Not really a wise thing to do. Sure, it's cheap, but it can kill your fish.

A lot of rocks will break down in acidic water. Some have heavy metals that are either toxic or will rust (which is also toxic). I've heard that a safe test for rocks is to pour vinegar on them and if it *does not* fizz, then it's safe to add. I don't know how true that is.

As far as the wood goes, there are plenty of type of wood that will leach toxic oils into your tank. Pine is one that will kill most fish. You always want to boil driftwood before you put it in the tank. It helps cut down tannins that will stain the water a tea color.
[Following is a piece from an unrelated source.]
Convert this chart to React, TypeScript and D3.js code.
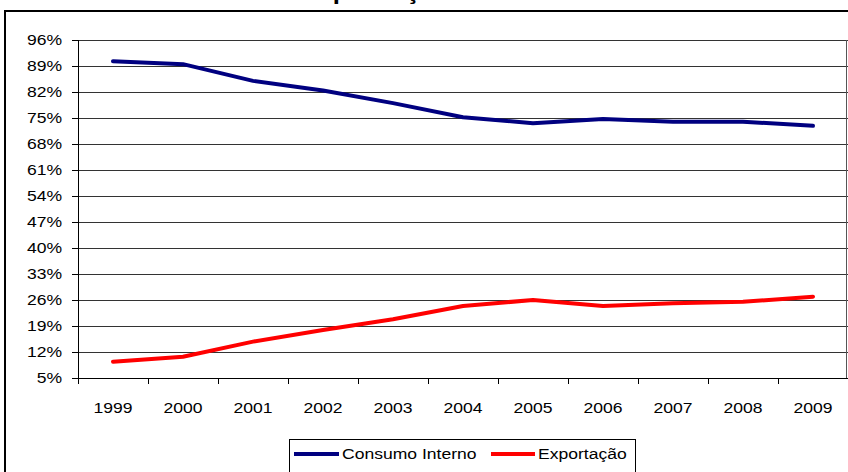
import React from 'react';
import * as d3 from 'd3';

const years = ['1999', '2000', '2001', '2002', '2003', '2004', '2005', '2006', '2007', '2008', '2009'];
const consumoInterno = [90.3, 89.5, 85.0, 82.4, 79.0, 75.2, 73.6, 74.7, 74.0, 74.0, 72.9];
const exportacao = [9.4, 10.7, 14.8, 17.9, 20.8, 24.4, 26.0, 24.4, 25.1, 25.5, 26.9];
const yTicks = [5, 12, 19, 26, 33, 40, 47, 54, 61, 68, 75, 82, 89, 96];
const seriesNames = ['Consumo Interno', 'Exportação'];
const seriesColors = ['#000080', '#ff0000'];
const title = 'Destino da produção';

const W = 848;
const H = 472;
const FONT = "'Liberation Sans', Arial, sans-serif";
const STRETCH = 1.17;

const plot = { left: 78, right: 848, top: 40, bottom: 378 };

// Text drawn slightly wide, as in the exported chart.
function WideText(props: {
  x: number;
  y: number;
  anchor?: 'start' | 'middle' | 'end';
  size?: number;
  weight?: string;
  children: React.ReactNode;
}) {
  const { x, y, anchor = 'start', size = 15, weight = 'normal', children } = props;
  return (
    <text
      transform={`translate(${x},${y}) scale(${STRETCH},1)`}
      textAnchor={anchor}
      fontFamily={FONT}
      fontSize={size}
      fontWeight={weight}
      fill="#000"
    >
      {children}
    </text>
  );
}

export default function App() {
  const x = d3.scaleBand<string>().domain(years).range([plot.left, plot.right]);
  const y = d3.scaleLinear().domain([5, 96]).range([plot.bottom, plot.top]);
  const cx = (yr: string) => (x(yr) ?? 0) + x.bandwidth() / 2;
  const crisp = (v: number) => Math.round(v) + 0.5;

  const line = d3
    .line<number>()
    .x((_, i) => cx(years[i]))
    .y((v) => y(v));

  const series = [consumoInterno, exportacao];

  return (
    <svg
      width={W}
      height={H}
      style={{ position: 'absolute', left: 0, top: 0, background: '#fff' }}
    >
      <rect x={0} y={0} width={W} height={H} fill="#fff" />
      {/* chart frame */}
      <rect x={5} y={11} width={W + 10} height={H + 20} fill="#fff" stroke="#000" strokeWidth={2} />
      {/* title, sitting above the top edge of the page */}
      <WideText x={194} y={-1} size={22} weight="bold">
        {title}
      </WideText>

      {/* gridlines */}
      {yTicks.map((t) => (
        <line
          key={'g' + t}
          x1={plot.left}
          x2={plot.right}
          y1={crisp(y(t))}
          y2={crisp(y(t))}
          stroke="#333"
          strokeWidth={1}
        />
      ))}
      {/* plot border (right) */}
      <line x1={846.5} x2={846.5} y1={plot.top} y2={plot.bottom} stroke="#555" strokeWidth={1} />

      {/* y axis */}
      <line x1={crisp(plot.left)} x2={crisp(plot.left)} y1={plot.top} y2={crisp(plot.bottom)} stroke="#000" />
      {yTicks.map((t) => (
        <g key={'y' + t}>
          <line x1={72} x2={plot.left} y1={crisp(y(t))} y2={crisp(y(t))} stroke="#000" />
          <WideText x={62} y={y(t) + 5} anchor="end">
            {t}%
          </WideText>
        </g>
      ))}

      {/* x axis */}
      <line x1={plot.left} x2={plot.right} y1={crisp(plot.bottom)} y2={crisp(plot.bottom)} stroke="#000" />
      {years.map((yr) => (
        <g key={'x' + yr}>
          <line
            x1={crisp(x(yr) ?? 0)}
            x2={crisp(x(yr) ?? 0)}
            y1={plot.bottom}
            y2={plot.bottom + 6}
            stroke="#000"
          />
          <WideText x={cx(yr)} y={413} anchor="middle">
            {yr}
          </WideText>
        </g>
      ))}

      {/* series lines */}
      {series.map((s, i) => (
        <path
          key={'s' + i}
          d={line(s) ?? ''}
          fill="none"
          stroke={seriesColors[i]}
          strokeWidth={4}
          strokeLinejoin="round"
          strokeLinecap="round"
        />
      ))}

      {/* legend */}
      <rect x={289.5} y={439.5} width={346} height={60} fill="#fff" stroke="#000" strokeWidth={1} />
      <line x1={294} x2={339} y1={454} y2={454} stroke={seriesColors[0]} strokeWidth={4} />
      <WideText x={342} y={459}>
        {seriesNames[0]}
      </WideText>
      <line x1={491} x2={535} y1={454} y2={454} stroke={seriesColors[1]} strokeWidth={4} />
      <WideText x={538} y={459}>
        {seriesNames[1]}
      </WideText>
    </svg>
  );
}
I tried boiling some driftwood that I found at a lake. It turns out that it was pine. I can testify first hand that the stuff is toxic. The vapors from the boiling water/wood made my lungs feel like they were closing up and it became hard to breath. Bad news I tell ya.


----------



## Husky_Jim (May 26, 2003)

Gumby said:


> A lot of rocks will break down in acidic water. Some have heavy metals that are either toxic or will rust (which is also toxic). I've heard that a safe test for rocks is to pour vinegar on them and if it *does not* fizz, then it's safe to add. I don't know how true that is.


 This trick worcks better if you use Hydrochloric Acid.If it starts bubbles then the gravel or the rock you have,is Asbestolithic (limestone,calcium...i don't know the exact word :laugh: ),and this can causea PH Up and also it will increase the water hardness.

I always test my gravels when i buy them cause i never trust the LFS's


----------